How do I keep my marble floor looking at its best?

Marble is a beautiful surface to use for flooring and with a little care will keep its good looks for the long term. These are some practical tips to consider.

  •   Apply a professional, stain-resistant coating and reapply as necessary.
  •   In wet areas such as bathrooms, also apply an anti-mould treatment .
  •     Remove dust and dirt at least twice-weekly using a soft brush or dry mop to prevent the marble getting scratched.
  •     Brushing is better than using a vacuum cleaner, even one with a setting for hard floors although you can use a hose attachment around the edges.
  •     For a deeper clean use a wet mop and a neutral cleaner – this can be an off-the-shelf washing up liquid such as Fairy Liquid but avoid all-purpose cleaners and any product containing bleach or vinegar as these can cause discolouration.
  •     Don’t use wax-based or oil-based polishes – as well as causing the surface to become slippery the marble may actually start looking drab.
  •     Marble does stain, so be careful with any acidic, bleaching or staining products.
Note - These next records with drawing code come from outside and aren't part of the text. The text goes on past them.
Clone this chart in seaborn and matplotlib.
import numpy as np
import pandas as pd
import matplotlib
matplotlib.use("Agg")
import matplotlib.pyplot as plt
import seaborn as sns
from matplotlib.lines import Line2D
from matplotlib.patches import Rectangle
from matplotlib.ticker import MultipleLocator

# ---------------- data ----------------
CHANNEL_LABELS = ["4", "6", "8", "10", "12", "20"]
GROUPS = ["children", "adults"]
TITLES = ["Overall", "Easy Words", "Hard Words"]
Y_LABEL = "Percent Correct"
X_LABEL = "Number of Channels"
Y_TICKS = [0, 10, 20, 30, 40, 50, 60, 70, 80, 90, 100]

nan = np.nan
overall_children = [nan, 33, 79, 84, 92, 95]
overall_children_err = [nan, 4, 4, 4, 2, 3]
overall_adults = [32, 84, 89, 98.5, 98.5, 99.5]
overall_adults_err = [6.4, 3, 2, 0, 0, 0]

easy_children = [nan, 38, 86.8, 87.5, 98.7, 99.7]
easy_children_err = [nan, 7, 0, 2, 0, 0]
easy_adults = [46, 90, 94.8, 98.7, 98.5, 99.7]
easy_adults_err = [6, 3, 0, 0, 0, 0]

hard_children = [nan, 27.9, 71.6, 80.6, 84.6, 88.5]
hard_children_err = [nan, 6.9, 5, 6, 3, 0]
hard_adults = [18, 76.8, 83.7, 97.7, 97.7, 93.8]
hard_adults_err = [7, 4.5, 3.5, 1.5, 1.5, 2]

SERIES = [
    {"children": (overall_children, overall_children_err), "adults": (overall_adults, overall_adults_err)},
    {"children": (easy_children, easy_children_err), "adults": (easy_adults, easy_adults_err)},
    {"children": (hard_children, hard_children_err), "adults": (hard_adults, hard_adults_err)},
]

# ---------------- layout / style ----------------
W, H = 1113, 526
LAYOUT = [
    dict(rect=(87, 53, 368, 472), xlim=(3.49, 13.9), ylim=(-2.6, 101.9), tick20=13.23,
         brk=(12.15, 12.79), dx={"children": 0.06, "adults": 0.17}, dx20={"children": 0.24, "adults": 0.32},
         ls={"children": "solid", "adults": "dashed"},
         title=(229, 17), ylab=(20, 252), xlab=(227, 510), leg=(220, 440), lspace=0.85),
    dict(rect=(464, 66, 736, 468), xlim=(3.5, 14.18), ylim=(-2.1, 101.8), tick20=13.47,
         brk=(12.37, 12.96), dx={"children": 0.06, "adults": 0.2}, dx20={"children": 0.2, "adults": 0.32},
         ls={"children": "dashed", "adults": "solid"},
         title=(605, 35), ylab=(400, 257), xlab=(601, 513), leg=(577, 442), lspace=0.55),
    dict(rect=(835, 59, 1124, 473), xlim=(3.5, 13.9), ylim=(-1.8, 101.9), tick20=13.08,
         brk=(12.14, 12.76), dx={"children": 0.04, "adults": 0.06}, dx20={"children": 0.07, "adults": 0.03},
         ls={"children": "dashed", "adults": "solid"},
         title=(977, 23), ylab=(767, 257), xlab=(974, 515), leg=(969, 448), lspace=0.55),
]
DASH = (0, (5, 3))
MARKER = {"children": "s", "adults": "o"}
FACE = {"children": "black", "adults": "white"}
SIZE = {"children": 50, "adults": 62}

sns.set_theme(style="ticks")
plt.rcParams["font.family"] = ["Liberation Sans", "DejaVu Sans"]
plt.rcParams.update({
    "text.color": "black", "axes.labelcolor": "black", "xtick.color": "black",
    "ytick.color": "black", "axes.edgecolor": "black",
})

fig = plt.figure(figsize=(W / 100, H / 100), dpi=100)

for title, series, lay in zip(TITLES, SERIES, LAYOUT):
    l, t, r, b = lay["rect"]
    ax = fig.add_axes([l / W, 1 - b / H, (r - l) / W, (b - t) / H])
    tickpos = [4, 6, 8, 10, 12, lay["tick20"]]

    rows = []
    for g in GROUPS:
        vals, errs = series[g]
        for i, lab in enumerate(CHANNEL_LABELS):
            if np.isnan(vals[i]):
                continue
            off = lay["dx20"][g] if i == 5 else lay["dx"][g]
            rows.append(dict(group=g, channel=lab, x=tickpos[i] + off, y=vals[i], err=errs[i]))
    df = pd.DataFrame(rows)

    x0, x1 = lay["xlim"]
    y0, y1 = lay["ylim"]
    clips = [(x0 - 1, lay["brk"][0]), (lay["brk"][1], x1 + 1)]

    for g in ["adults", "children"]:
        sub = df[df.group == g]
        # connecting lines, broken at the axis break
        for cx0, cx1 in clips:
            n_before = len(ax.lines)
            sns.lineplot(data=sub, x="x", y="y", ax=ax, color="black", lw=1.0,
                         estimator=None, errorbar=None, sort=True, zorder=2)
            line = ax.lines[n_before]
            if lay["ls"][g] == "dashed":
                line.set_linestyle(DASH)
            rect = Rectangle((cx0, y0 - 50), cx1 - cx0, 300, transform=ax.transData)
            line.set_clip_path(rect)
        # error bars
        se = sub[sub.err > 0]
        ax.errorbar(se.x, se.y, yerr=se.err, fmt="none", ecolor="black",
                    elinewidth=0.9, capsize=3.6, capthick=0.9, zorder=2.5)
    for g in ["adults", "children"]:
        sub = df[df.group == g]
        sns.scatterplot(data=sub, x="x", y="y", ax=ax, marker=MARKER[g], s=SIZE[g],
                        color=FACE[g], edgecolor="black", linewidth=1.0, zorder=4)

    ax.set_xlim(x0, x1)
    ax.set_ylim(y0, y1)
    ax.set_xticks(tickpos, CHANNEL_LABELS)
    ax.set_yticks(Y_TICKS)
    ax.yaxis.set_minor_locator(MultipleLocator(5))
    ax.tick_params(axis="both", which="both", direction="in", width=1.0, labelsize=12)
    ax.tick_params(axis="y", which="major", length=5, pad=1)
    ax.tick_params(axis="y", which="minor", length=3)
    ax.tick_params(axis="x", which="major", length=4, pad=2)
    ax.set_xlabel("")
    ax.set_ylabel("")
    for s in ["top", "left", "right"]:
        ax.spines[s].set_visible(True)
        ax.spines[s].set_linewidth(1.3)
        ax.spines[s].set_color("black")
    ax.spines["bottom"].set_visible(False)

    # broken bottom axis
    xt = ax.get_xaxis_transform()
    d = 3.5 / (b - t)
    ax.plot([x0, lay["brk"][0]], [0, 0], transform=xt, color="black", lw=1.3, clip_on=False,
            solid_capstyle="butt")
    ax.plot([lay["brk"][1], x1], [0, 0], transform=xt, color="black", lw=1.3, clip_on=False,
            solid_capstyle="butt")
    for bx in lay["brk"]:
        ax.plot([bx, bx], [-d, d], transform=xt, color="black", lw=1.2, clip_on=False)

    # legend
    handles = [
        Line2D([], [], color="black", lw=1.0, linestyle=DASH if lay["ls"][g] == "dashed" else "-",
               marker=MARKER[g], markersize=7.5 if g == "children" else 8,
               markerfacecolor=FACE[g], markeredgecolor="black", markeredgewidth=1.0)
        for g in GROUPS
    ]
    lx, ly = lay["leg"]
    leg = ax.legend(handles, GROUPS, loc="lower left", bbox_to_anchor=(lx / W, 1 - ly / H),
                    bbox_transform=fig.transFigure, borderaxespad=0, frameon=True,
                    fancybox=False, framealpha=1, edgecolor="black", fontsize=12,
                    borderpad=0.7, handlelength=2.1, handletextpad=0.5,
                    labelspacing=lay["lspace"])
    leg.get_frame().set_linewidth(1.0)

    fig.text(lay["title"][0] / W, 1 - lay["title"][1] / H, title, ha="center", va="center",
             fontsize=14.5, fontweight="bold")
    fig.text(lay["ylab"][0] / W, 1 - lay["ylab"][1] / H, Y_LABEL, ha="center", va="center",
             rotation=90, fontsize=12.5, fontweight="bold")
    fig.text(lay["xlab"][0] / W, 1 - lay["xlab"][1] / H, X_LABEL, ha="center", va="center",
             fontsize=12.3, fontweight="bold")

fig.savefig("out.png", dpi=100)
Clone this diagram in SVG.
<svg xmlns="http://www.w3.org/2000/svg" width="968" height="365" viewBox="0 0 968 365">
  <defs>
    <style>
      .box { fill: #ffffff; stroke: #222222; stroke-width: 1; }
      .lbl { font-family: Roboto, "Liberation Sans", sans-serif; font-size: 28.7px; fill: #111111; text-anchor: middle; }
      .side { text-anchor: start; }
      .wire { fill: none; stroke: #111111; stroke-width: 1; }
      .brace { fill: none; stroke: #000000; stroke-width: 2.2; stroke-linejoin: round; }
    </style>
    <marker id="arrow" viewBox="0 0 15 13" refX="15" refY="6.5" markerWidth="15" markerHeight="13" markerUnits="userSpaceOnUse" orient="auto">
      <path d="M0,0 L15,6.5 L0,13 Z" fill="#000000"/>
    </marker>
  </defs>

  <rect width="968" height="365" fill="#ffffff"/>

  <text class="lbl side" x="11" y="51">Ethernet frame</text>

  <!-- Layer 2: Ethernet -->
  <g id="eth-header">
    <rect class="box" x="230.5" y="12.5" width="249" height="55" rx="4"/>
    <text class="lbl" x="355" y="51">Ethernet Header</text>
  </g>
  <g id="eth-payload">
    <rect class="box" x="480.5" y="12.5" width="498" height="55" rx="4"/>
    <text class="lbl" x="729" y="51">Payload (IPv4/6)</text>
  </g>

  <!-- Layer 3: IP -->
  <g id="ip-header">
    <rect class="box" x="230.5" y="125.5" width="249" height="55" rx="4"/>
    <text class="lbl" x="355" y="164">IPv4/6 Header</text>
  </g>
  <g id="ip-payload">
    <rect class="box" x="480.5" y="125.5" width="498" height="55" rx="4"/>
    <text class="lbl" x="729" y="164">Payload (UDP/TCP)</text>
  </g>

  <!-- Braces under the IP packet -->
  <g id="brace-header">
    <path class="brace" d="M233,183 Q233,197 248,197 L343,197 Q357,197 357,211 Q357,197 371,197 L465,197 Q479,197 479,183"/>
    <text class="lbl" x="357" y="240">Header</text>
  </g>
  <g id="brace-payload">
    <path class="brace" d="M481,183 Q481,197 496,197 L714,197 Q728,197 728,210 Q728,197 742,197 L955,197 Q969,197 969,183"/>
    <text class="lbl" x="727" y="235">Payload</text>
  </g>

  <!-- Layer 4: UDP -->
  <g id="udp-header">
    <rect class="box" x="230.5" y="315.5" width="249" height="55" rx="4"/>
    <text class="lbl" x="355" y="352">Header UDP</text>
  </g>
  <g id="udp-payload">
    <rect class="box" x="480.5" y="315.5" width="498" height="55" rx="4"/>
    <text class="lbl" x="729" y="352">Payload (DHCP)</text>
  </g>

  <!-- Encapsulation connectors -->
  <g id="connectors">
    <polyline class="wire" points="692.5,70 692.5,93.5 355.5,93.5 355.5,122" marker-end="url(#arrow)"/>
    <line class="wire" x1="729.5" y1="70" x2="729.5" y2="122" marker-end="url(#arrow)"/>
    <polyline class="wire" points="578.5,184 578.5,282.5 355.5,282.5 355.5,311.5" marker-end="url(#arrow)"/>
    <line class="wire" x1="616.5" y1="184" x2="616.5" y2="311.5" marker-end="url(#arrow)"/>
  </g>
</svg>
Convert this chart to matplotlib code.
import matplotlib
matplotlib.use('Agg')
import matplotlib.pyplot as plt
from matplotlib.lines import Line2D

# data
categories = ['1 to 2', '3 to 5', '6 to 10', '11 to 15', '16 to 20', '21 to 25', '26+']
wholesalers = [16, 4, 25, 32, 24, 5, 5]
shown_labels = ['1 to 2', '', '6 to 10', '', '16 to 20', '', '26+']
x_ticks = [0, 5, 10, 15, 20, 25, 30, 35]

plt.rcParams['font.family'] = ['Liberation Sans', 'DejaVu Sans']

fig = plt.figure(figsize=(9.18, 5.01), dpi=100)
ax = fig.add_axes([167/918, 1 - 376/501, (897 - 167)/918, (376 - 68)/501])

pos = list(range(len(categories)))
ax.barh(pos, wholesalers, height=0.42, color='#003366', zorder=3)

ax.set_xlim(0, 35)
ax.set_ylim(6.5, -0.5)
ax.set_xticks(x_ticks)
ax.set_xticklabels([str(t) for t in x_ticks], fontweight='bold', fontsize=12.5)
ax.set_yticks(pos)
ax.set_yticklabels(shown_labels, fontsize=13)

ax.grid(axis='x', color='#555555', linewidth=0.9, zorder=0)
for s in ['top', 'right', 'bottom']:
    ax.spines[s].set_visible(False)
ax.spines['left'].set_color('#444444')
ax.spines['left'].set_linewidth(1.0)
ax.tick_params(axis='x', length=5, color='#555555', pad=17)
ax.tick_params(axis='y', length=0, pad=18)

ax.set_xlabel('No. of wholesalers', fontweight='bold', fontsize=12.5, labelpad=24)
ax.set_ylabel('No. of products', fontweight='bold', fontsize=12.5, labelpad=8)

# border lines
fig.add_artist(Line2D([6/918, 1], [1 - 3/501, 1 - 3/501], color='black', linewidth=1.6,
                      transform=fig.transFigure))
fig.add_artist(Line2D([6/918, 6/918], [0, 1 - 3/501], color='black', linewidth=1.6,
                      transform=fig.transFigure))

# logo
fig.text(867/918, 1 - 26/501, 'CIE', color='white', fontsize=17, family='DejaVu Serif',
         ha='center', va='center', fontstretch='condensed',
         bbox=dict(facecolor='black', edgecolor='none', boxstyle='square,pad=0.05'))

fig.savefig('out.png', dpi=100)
These include seemingly innocuous items like tomato ketchup, brown sauce and coke, as well as more obvious culprits such as chilli sauce, curry sauce, red wine, blood, rust, bleach, vinegar and lemon juice.
  •     When the floor has been sealed it can be stain-resistant for between one to eight hours after contact. But it is always better to remove stains immediately. Try blotting first, then use a damp cloth and neutral cleaner before drying the area with a clean cloth.
  •     Marble can show scuff marks, but as long as your floor has been sealed properly, conventional cleaning as above is often enough to remove scuffs. Scratches, however, may require remedial work by a specialist.

What tiles are best to use on walls?

Generally you will use a thinner profile tile for walls. Unlike floor tiles, wall tiles are not usually intended to be load-bearing. And they don’t need to cope with foot traffic.

Your choice depends on the room that you are tiling. For a bathroom or wet room you’ll want a tile that is more water resistant. Porcelain is a good option and Diespeker stocks a terrazzo-style design with a 10mm profile ideal for walls.

If you want the real deal, Diespeker also offers a 12mm terrazzo option for a variety of designs. Bear in mind this thin profile is more fragile than the standard 20/30mm tile, so you will need an experienced installer. Find out more here.  

Natural stone tiles including granite and marble are always popular for walls. Bear in mind that as well as being a heavier material, natural stone is porous. It is sensible to seal natural stone wall tiles when used in a bathroom or wet room.

Should I avoid terrazzo if I have a busy family kitchen?

Terrazzo is a beautiful surface for your family kitchen, there’s nothing quite like it! If you cook a lot or have young children or teenagers prone to knocking over liquids, you’ll just need to be aware that terrazzo needs looking after, in the same way that marble does. You may find a resin terrazzo is more resilient to stains, but even then you will need to be vigilant and wipe it clean as quickly as possible after every spill. It’s also good to reseal the surface every 8 to 12 months with a sealant like Lantania. If you need total peace of mind you may prefer a conglomerate terrazzo look-a-like.

How can I get a totally unique terrazzo?

You’ve come to the right place! While there are many different designs of terrazzo on the market, for a totally unique terrazzo you’ll need one made up for you – what we call a bespoke terrazzo. You can get involved in the design, specifying colours, sizes of chunks and chippings and whether you want anything unusual added to the mix. Diespeker will create samples so you can see your design come to life. Once you are happy, your terrazzo is made in our factory ready to be used as tiles or countertops. You can also have a play with your design ideas on Diespeker’s Terrazzo Design Studio web app.

Please note, bespoke terrazzo comes with a price tag – after all, it’s one of a kind!